Well, it’s not working.
Now, in terms of new sources of energy, we have a few different options. The first is natural gas. Recent innovations have given us the opportunity to tap large reserves –- perhaps a century’s worth of reserves, a hundred years worth of reserves -– in the shale under our feet. But just as is true in terms of us extracting oil from the ground, we’ve got to make sure that we’re extracting natural gas safely, without polluting our water supply.
That’s why I’ve asked Secretary Chu, my Energy Secretary, to work with other agencies, the natural gas industry, states, and environmental experts to improve the safety of this process.

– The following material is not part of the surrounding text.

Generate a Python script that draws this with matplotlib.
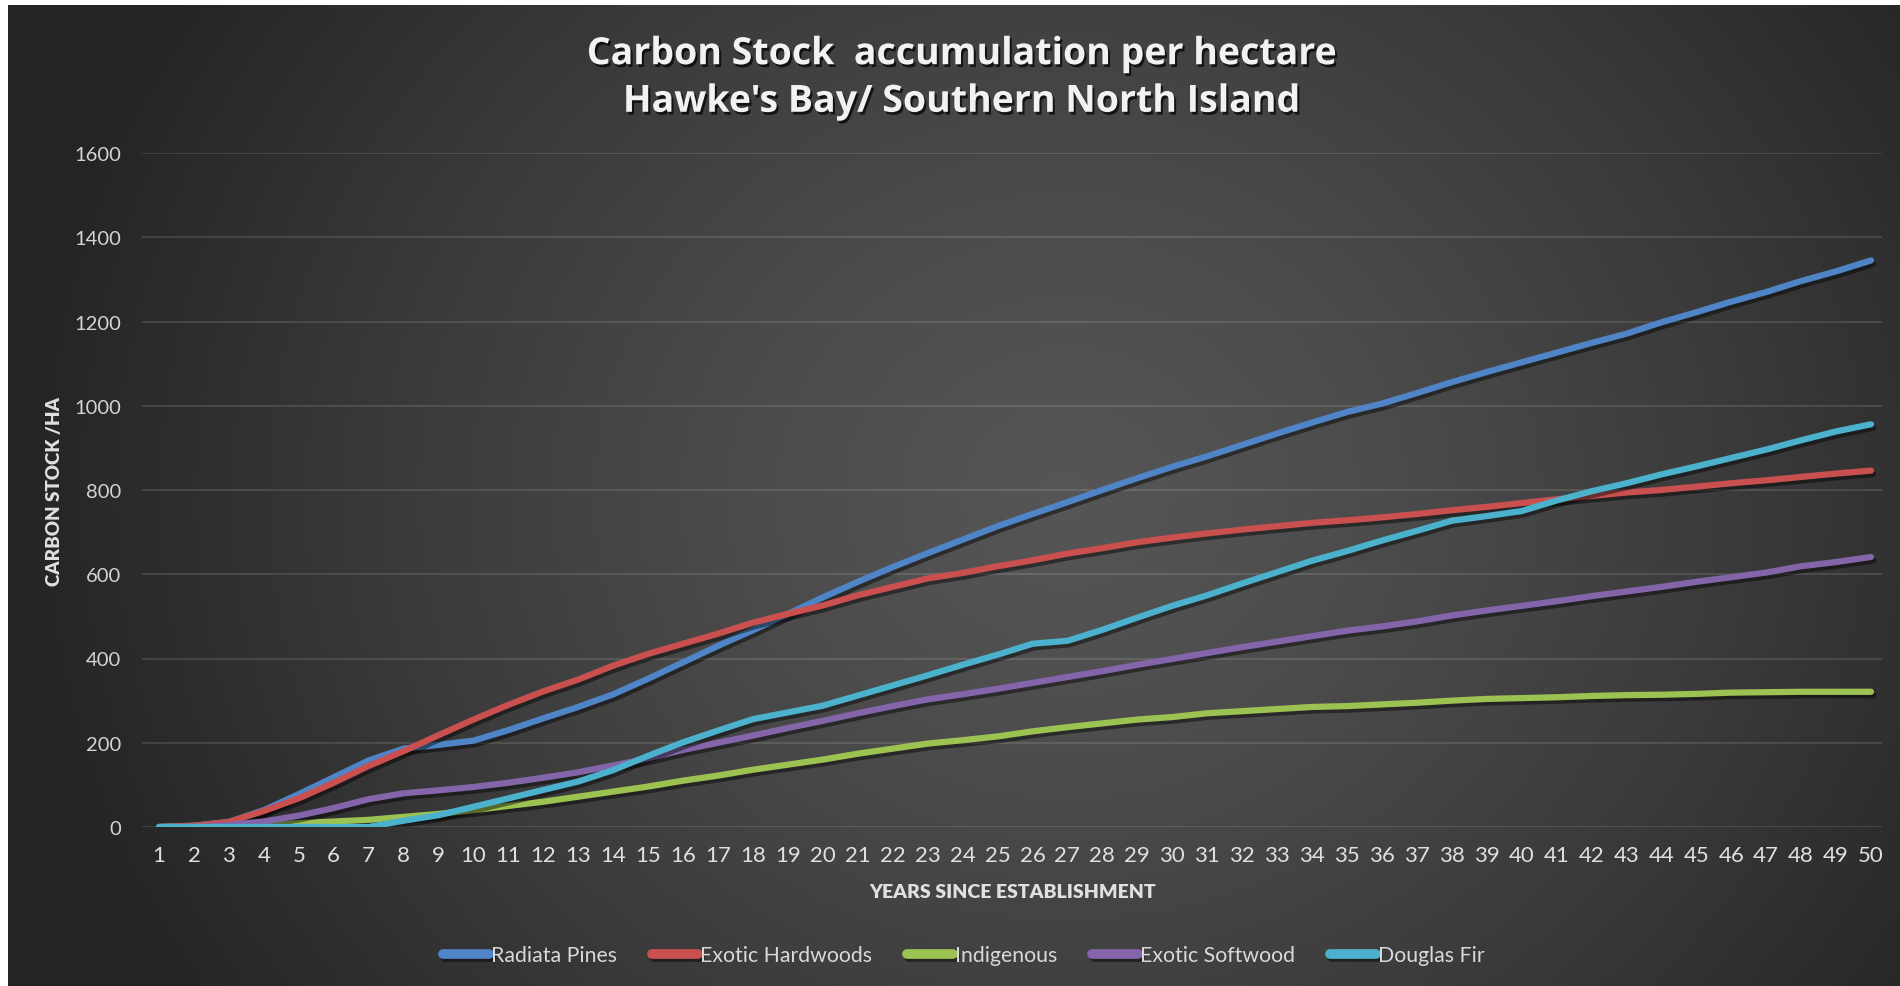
import numpy as np
import matplotlib
matplotlib.use("Agg")
import matplotlib.pyplot as plt
import matplotlib.patheffects as pe

# ---------------- data ----------------
years = list(range(1, 51))

radiata_pines = [0, 3, 12, 40, 78, 118, 158, 186, 195, 205,
                 230, 258, 285, 315, 352, 391, 430, 467, 506, 545,
                 582, 617, 650, 682, 714, 743, 771, 800, 828, 855,
                 880, 907, 934, 960, 985, 1005, 1030, 1056, 1080, 1103,
                 1126, 1149, 1171, 1198, 1222, 1247, 1270, 1296, 1319, 1345]

exotic_hardwoods = [0, 3, 12, 38, 68, 105, 145, 180, 218, 255,
                    290, 322, 350, 383, 411, 435, 459, 485, 506, 526,
                    550, 570, 590, 603, 619, 633, 649, 662, 676, 687,
                    697, 706, 714, 722, 728, 735, 743, 752, 760, 769,
                    778, 786, 794, 800, 808, 816, 823, 831, 839, 846]

indigenous = [0, 0, 2, 5, 9, 13, 17, 24, 31, 40,
              50, 60, 72, 84, 96, 110, 122, 136, 148, 160,
              174, 186, 198, 206, 215, 227, 237, 246, 255, 261,
              270, 275, 280, 285, 287, 291, 295, 300, 304, 306,
              308, 311, 313, 314, 316, 319, 320, 321, 321, 321]

exotic_softwood = [0, 0, 5, 13, 27, 45, 66, 80, 87, 95,
                   105, 117, 130, 146, 163, 183, 200, 217, 235, 252,
                   270, 287, 303, 315, 328, 342, 356, 370, 385, 399,
                   413, 427, 440, 453, 466, 476, 488, 502, 514, 525,
                   536, 548, 559, 570, 582, 593, 604, 619, 629, 641]

douglas_fir = [0, 0, 0, 0, 0, 0, 0, 15, 28, 48,
               68, 88, 108, 135, 169, 201, 229, 256, 272, 288,
               312, 336, 360, 385, 409, 435, 442, 468, 497, 525,
               550, 578, 605, 632, 655, 680, 703, 727, 738, 750,
               775, 797, 816, 837, 856, 876, 896, 918, 939, 956]

series_names = ["Radiata Pines", "Exotic Hardwoods", "Indigenous",
                "Exotic Softwood", "Douglas Fir"]
series_values = [radiata_pines, exotic_hardwoods, indigenous,
                 exotic_softwood, douglas_fir]
series_colors = ["#4f84c7", "#c9504f", "#9cc251", "#8465aa", "#4bb1cc"]

y_ticks = [0, 200, 400, 600, 800, 1000, 1200, 1400, 1600]

title_text = "Carbon Stock  accumulation per hectare\nHawke's Bay/ Southern North Island"
x_label = "YEARS SINCE ESTABLISHMENT"
y_label = "CARBON STOCK /HA"

# ---------------- figure ----------------
W, H = 1900, 987
fig = plt.figure(figsize=(W / 100, H / 100), dpi=100, facecolor="white")

# dark radial-gradient background
bg = fig.add_axes([8 / W, 0, 1 - 8 / W, 1 - 6 / H], zorder=0)
gx = np.linspace(0, 1, 600)
gy = np.linspace(0, 1, 320)
X, Y = np.meshgrid(gx, gy)
d = np.sqrt(((X - 0.56) / 0.55) ** 2 + ((Y - 0.50) / 0.95) ** 2)
d = np.clip(d, 0, 1)
c_in, c_out = 0.335, 0.145
val = c_in + (c_out - c_in) * d ** 1.3
img = np.dstack([val, val, val])
bg.imshow(img, aspect="auto", extent=[0, 1, 0, 1], origin="lower",
          interpolation="bicubic")
bg.set_axis_off()

# plot axes
ax_l, ax_r = 142 / W, 1882 / W
ax_b, ax_t = 1 - 828 / H, 1 - 154 / H
ax = fig.add_axes([ax_l, ax_b, ax_r - ax_l, ax_t - ax_b], zorder=1)
ax.patch.set_alpha(0)

for name, vals, col in zip(series_names, series_values, series_colors):
    ax.plot(years, vals, color=col, lw=4.5, label=name,
            solid_capstyle="round", solid_joinstyle="round",
            path_effects=[pe.SimpleLineShadow(offset=(1.5, -2.5),
                                              shadow_color="black", alpha=0.45),
                          pe.Normal()])

ax.set_xlim(1 - 17 / 34.94, 50 + 11 / 34.94)
ax.set_ylim(0, 1600)
ax.set_yticks(y_ticks)
ax.set_xticks(years)
ax.set_xticklabels([str(y) for y in years])
ax.yaxis.grid(True, color="#ffffff", alpha=0.13, lw=1.3)
ax.set_axisbelow(True)
for s in ax.spines.values():
    s.set_visible(False)
ax.tick_params(axis="both", length=0)
ax.tick_params(axis="y", pad=15, labelsize=14.5, labelcolor="#d4d4d4")
ax.tick_params(axis="x", pad=13, labelsize=16, labelcolor="#e0e0e0")
for t in ax.get_yticklabels():
    t.set_fontfamily(["Lato", "DejaVu Sans"])
for t in ax.get_xticklabels():
    t.set_fontfamily(["Lato", "DejaVu Sans"])

# title
fig.text(0.506, 1 - 79 / H, title_text, ha="center", va="center",
         fontsize=27, fontweight="bold", color="#f2f2f2",
         family=["Open Sans", "DejaVu Sans"], linespacing=1.33,
         path_effects=[pe.withSimplePatchShadow(offset=(1.5, -2),
                                                shadow_rgbFace="black", alpha=0.7)])

# axis labels
fig.text(55 / W, 1 - 491 / H, y_label, rotation=90, ha="center", va="center",
         fontsize=13.5, fontweight="heavy", color="#e0e0e0",
         family=["Lato", "DejaVu Sans"])
fig.text(1013 / W, 1 - 892 / H, x_label, ha="center", va="center",
         fontsize=14, fontweight="heavy", color="#e0e0e0",
         family=["Lato", "DejaVu Sans"])

# legend
leg = fig.legend(loc="center", bbox_to_anchor=(964 / W, 1 - 956 / H), ncol=5,
                 frameon=False, handlelength=2.15, handletextpad=0.1,
                 columnspacing=1.65, prop={"family": "Lato", "size": 15.3})
for t in leg.get_texts():
    t.set_color("#d9d9d9")
for h in leg.get_lines():
    h.set_linewidth(7)
    h.set_solid_capstyle("round")

fig.savefig("out.png", dpi=100, facecolor="white")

Obama is suddenly a natural gas supporter. Well sorta. He says he is, but if you read carefully what he says above, you can seen the combinati9n of interests he cites – other than the natural gas industry- are a recipe for slow, slow movement. The more current example is what is going on with the oil industry. That is precisely the process he’s outlining for the NG industry and the exploitation of those resources.

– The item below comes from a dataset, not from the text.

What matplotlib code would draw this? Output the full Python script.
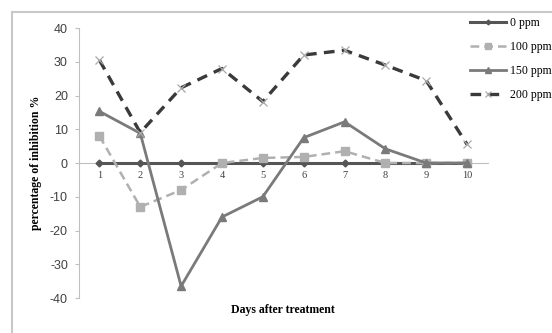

Believe it or not, Senate Minority leader Mitch McConnell (R-KY) may have summed up the current administration’s real energy policy best:
Over the past two years, the administration has undertaken what can only be described as a war on American energy. It’s cancelled dozens of drilling leases. It’s declared a moratorium on drilling off the Gulf Coast. It’s increased permit fees. It has prolonged public comment periods. In short, it’s done just about everything it can to keep our own energy sector from growing. As a result, thousands of U.S. workers have lost their jobs, as companies have been forced to look elsewhere for a better business climate.
Consider this: just three of the areas we could tap in Alaska are thought to hold enough oil to replace our crude imports from the Persian Gulf for nearly 65 years. So the problem isn’t that we need to look elsewhere for our energy. The problem is that Democrats don’t want us to use the energy we have. It’s enough to make you wonder whether anybody in the White House has driven by a gas station lately.
And unfortunately, that’s not a laugh-out-loud moment.